On masking in public, you also need to understand that we have to have rules that are manageable. You can't say "oh vaccinated people, you can stop wearing masks in public", because then every storekeeper needs to query every non-masker to ask whether they are vaccinated - and of course they are all going to say yes, and they are even going to carry fake vaccination cards to prove their point. It's just an untenable situation, and additionally as long as COVID is in open spread with tens of thousands of cases per day, vaccinated people are still vulnerable.


This is a shoddy article that serves only to undermine efforts to deal effectively with Covid, in return for some clicks and eyeballs.

Firstly, the entire premise of the article is not grounded in fact, it's based on multiple in-conclusive statements and reports. Just read the language in the first few sentences - "almost certainly", "appears to be partly based on", "seems to be an exaggeration". But the article then proceeds as if that were fact.

It then tries to reach unsupported conclusions that feed into a convenient narrative at the expense of an inconvenient reality.

That outdoor transmission may have been low is inseparable from the fact that the general population HAVE been distancing, cleaning, masking and other responses. So to conclude that since "<10% is too big of an estimate" masks should not be required for any outdoor activity is gross.

It signs off by concluding that Britain's drop in death rate since January is based on Britain being locked down indoors and carefree outdoors completely ignores the fact that vaccinations have been ramping up.
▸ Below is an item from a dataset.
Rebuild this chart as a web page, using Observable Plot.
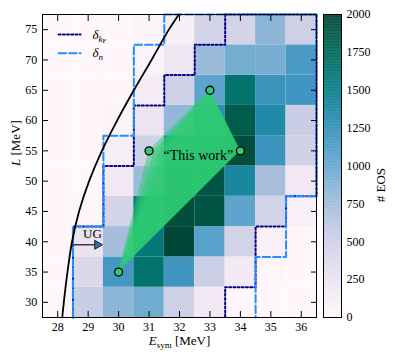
<!DOCTYPE html>
<html><head><meta charset="utf-8">
<script src="https://cdn.jsdelivr.net/npm/d3@7"></script>
<script src="https://cdn.jsdelivr.net/npm/@observablehq/plot@0.6"></script>
<style>
body{margin:0;background:#fff;}
#wrap{position:relative;width:395px;height:357px;}
#wrap svg{position:absolute;left:0;top:0;}
</style></head><body><div id="wrap"></div>
<script>
// ---------- data ----------
const esym = [28, 29, 30, 31, 32, 33, 34, 35, 36];
const lvals = [30, 35, 40, 45, 50, 55, 60, 65, 70, 75];
// number of EOS per (L row, E_sym column)
const countsL30 = [0, 540, 850, 970, 500, 170, 10, 0, 0];
const countsL35 = [0, 400, 1170, 1650, 1200, 520, 150, 20, 0];
const countsL40 = [0, 250, 740, 1600, 2000, 1080, 470, 80, 10];
const countsL45 = [0, 10, 450, 1550, 1950, 1900, 1050, 450, 80];
const countsL50 = [0, 0, 180, 780, 1900, 1900, 1400, 720, 180];
const countsL55 = [0, 0, 100, 480, 1500, 1700, 1950, 1230, 480];
const countsL60 = [0, 0, 30, 230, 820, 1300, 1850, 1350, 530];
const countsL65 = [0, 0, 0, 130, 500, 1050, 1650, 1220, 1200];
const countsL70 = [0, 0, 0, 50, 200, 780, 950, 930, 1150];
const countsL75 = [0, 0, 0, 30, 100, 450, 450, 850, 500];
const countRows = [countsL30, countsL35, countsL40, countsL45, countsL50, countsL55, countsL60, countsL65, countsL70, countsL75];

const xTicks = [28, 29, 30, 31, 32, 33, 34, 35, 36];
const yTicks = [30, 35, 40, 45, 50, 55, 60, 65, 70, 75];
const cbTicks = [0, 250, 500, 750, 1000, 1250, 1500, 1750, 2000];

// "This work" points (E_sym, L)
const twE = [30, 34, 33, 31];
const twL = [35, 55, 65, 55];
// region spanned by them: left / right edge at each L
const twRegionL = [35, 55, 65];
const twRegionLeftE = [30, 31, 33];
const twRegionRightE = [30, 34, 33];
// soft left edge: layers drawn with the left edge pulled inwards by these fractions
const twFade = [0, 0.06, 0.12, 0.18];

// unitary gas (UG) bound
const ugE = [28.15, 28.2, 28.32, 28.47, 28.7, 29.03, 29.45, 29.95, 30.5, 31.08, 31.65, 31.98];
const ugL = [27.5, 30, 35, 40, 45, 50, 55, 60, 65, 70, 75, 77.5];

// contours
const dkfLeftE = [33.5, 33.5, 32.5, 32.5, 31.5, 31.5, 30.5, 30.5, 29.5, 29.5, 28.5, 28.5];
const dkfLeftL = [77.5, 72.5, 72.5, 67.5, 67.5, 62.5, 62.5, 52.5, 52.5, 42.5, 42.5, 27.5];
const dkfRightE = [33.5, 36.5, 36.5, 35.5, 35.5, 34.5, 34.5, 33.5, 33.5];
const dkfRightL = [77.5, 77.5, 47.5, 47.5, 42.5, 42.5, 32.5, 32.5, 27.5];
const dnLeftE = [31.5, 31.5, 30.5, 30.5, 29.5, 29.5, 28.5, 28.5];
const dnLeftL = [77.5, 72.5, 72.5, 57.5, 57.5, 42.5, 42.5, 27.5];
const dnRightE = [31.5, 36.5, 36.5, 35.5, 35.5, 34.5, 34.5];
const dnRightL = [77.5, 77.5, 47.5, 47.5, 37.5, 37.5, 27.5];

// annotations
const legendLabels = ["δ_kF", "δ_n"];
const legendLineE = [28.03, 28.75];
const legendRowL = [74.2, 71.1];
const legendTextE = 29.14;
const thisWorkLabel = {E: 32.62, L: 54.2, text: "“This work”"};
const ugLabel = {E: 29.14, L: 41.3, text: "UG"};
const ugArrow = {E1: 28.5, E2: 29.3, L: 39.5};
const xLabel = "E_sym [MeV]";
const yLabel = "L [MeV]";
const cbLabel = "# EOS";

// ---------- build tables ----------
const cells = [];
lvals.forEach((L, i) => esym.forEach((E, j) => cells.push({E, L, n: countRows[i][j]})));
const tw = twE.map((E, i) => ({E, L: twL[i]}));
const twLayers = twFade.map(f => twRegionL.map((L, i) => ({
  L, a: twRegionLeftE[i] + f * (twRegionRightE[i] - twRegionLeftE[i]), b: twRegionRightE[i]
})));
const ug = ugE.map((E, i) => ({E, L: ugL[i]}));
const toPts = (es, ls) => es.map((E, i) => ({E, L: ls[i]}));
const serif = "'Liberation Serif', 'DejaVu Serif', serif";
const green = "#2ecc71";
const dotted = {stroke: "#00008b", strokeWidth: 2, strokeDasharray: "2,2.2"};
const dashed = {stroke: "#1e90ff", strokeWidth: 2, strokeDasharray: "7.5,3"};
const colorOpt = {type: "linear", scheme: "PuBuGn", domain: [0, 2000]};

const main = Plot.plot({
  width: 395, height: 357,
  marginLeft: 42, marginRight: 79, marginTop: 14, marginBottom: 40,
  x: {domain: [27.5, 36.5]},
  y: {domain: [27.5, 77.5]},
  color: colorOpt,
  style: {fontFamily: serif, fontSize: "12px", background: "transparent", color: "black"},
  marks: [
    Plot.rect(cells, {x1: d => d.E - 0.5, x2: d => d.E + 0.5, y1: d => d.L - 2.5, y2: d => d.L + 2.5, fill: "n"}),
    ...twLayers.map(layer => Plot.areaX(layer, {y: "L", x1: "a", x2: "b", fill: green, fillOpacity: 0.5})),
    Plot.line(toPts(dkfLeftE, dkfLeftL), {x: "E", y: "L", ...dotted}),
    Plot.line(toPts(dkfRightE, dkfRightL), {x: "E", y: "L", ...dotted}),
    Plot.line(toPts(dnLeftE, dnLeftL), {x: "E", y: "L", ...dashed}),
    Plot.line(toPts(dnRightE, dnRightL), {x: "E", y: "L", ...dashed}),
    Plot.frame({stroke: "black", strokeWidth: 1}),
    Plot.line(ug, {x: "E", y: "L", curve: "catmull-rom", stroke: "black", strokeWidth: 1.8}),
    Plot.link([ugArrow], {x1: "E1", x2: "E2", y1: "L", y2: "L", stroke: "#222", strokeWidth: 1.3}),
    Plot.dot([ugArrow], {x: "E2", y: "L", symbol: "triangle", rotate: 90, r: 3.3, fill: "#1f77b4", stroke: "#222", strokeWidth: 1}),
    Plot.text([ugLabel], {x: "E", y: "L", text: "text", fontSize: 13, fill: "black"}),
    Plot.dot(tw, {x: "E", y: "L", r: 4, fill: green, stroke: "black", strokeWidth: 1.3}),
    Plot.text([thisWorkLabel], {x: "E", y: "L", text: "text", fontSize: 14, fill: "black"}),
    // legend
    Plot.line(legendLineE.map(E => ({E, L: legendRowL[0]})), {x: "E", y: "L", ...dotted}),
    Plot.line(legendLineE.map(E => ({E, L: legendRowL[1]})), {x: "E", y: "L", ...dashed}),
    Plot.text(legendLabels.map((t, i) => ({t, L: legendRowL[i]})), {x: () => legendTextE, y: "L", text: "t", textAnchor: "start", fontSize: 13, fill: "black"}),
    // axes
    Plot.axisX({anchor: "bottom", ticks: xTicks, tickSize: -6, tickPadding: 11, label: null, fontSize: 12}),
    Plot.axisX({anchor: "top", ticks: xTicks, tickSize: -6, tickFormat: () => "", label: null}),
    Plot.axisY({anchor: "left", ticks: yTicks, tickSize: -6, tickPadding: 11.3, label: null, fontSize: 12}),
    Plot.axisY({anchor: "right", ticks: yTicks, tickSize: -6, tickFormat: () => "", label: null}),
    Plot.text([xLabel], {frameAnchor: "bottom", dy: 27, text: d => d, fontSize: 13, fill: "black"}),
    Plot.text([yLabel], {frameAnchor: "left", dx: -27, rotate: -90, text: d => d, fontSize: 13, fill: "black"})
  ]
});

const cbData = d3.range(0, 2000, 4);
const cb = Plot.plot({
  width: 395, height: 357,
  marginLeft: 323, marginRight: 54, marginTop: 14, marginBottom: 40,
  y: {domain: [0, 2000]},
  color: colorOpt,
  style: {fontFamily: serif, fontSize: "12px", background: "transparent", color: "black"},
  marks: [
    Plot.rect(cbData, {y1: d => d, y2: d => Math.min(2000, d + 6), fill: d => d + 2}),
    Plot.frame({stroke: "black", strokeWidth: 1}),
    Plot.axisY({anchor: "right", ticks: cbTicks, tickSize: 0, tickPadding: 5, tickFormat: d => String(d), label: null, fontSize: 12}),
    Plot.text([cbLabel], {frameAnchor: "right", dx: 39, dy: 2, rotate: -90, text: d => d, fontSize: 13, fill: "black"})
  ]
});

const wrap = document.getElementById("wrap");
wrap.appendChild(main);
wrap.appendChild(cb);

// rich text (italic / subscripts)
function rich(svg, key, parts) {
  d3.select(svg).selectAll("text").filter(function () { return this.textContent === key; }).each(function () {
    const t = d3.select(this); t.text(null);
    parts.forEach(p => {
      const s = t.append("tspan").text(p.t);
      if (p.i) s.attr("font-style", "italic");
      if (p.fs) s.attr("font-size", p.fs);
      if (p.dy) s.attr("dy", p.dy);
    });
  });
}
rich(main, xLabel, [{t: "E", i: 1}, {t: "sym", fs: 9, dy: 3}, {t: " [MeV]", dy: -3}]);
rich(main, yLabel, [{t: "L", i: 1}, {t: " [MeV]"}]);
rich(main, "δ_kF", [{t: "δ", i: 1}, {t: "k", i: 1, fs: 9, dy: 3}, {t: "F", fs: 6.5, dy: 1.5}]);
rich(main, "δ_n", [{t: "δ", i: 1}, {t: "n", i: 1, fs: 9, dy: 3}]);
</script>
</body></html>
If you have a genuine conclusion then you don't need weasel words and misleading logic to tell your story.


They aren't using weasel words, they're trying to guess the sources of statements which were released unsourced (which they shouldn't have to do.)


Seems like a rather strong conclusion to be based on guesswork. “CDC didn’t cite their sources for this figure and I don’t believe it” isn’t as catchy a headline though of course.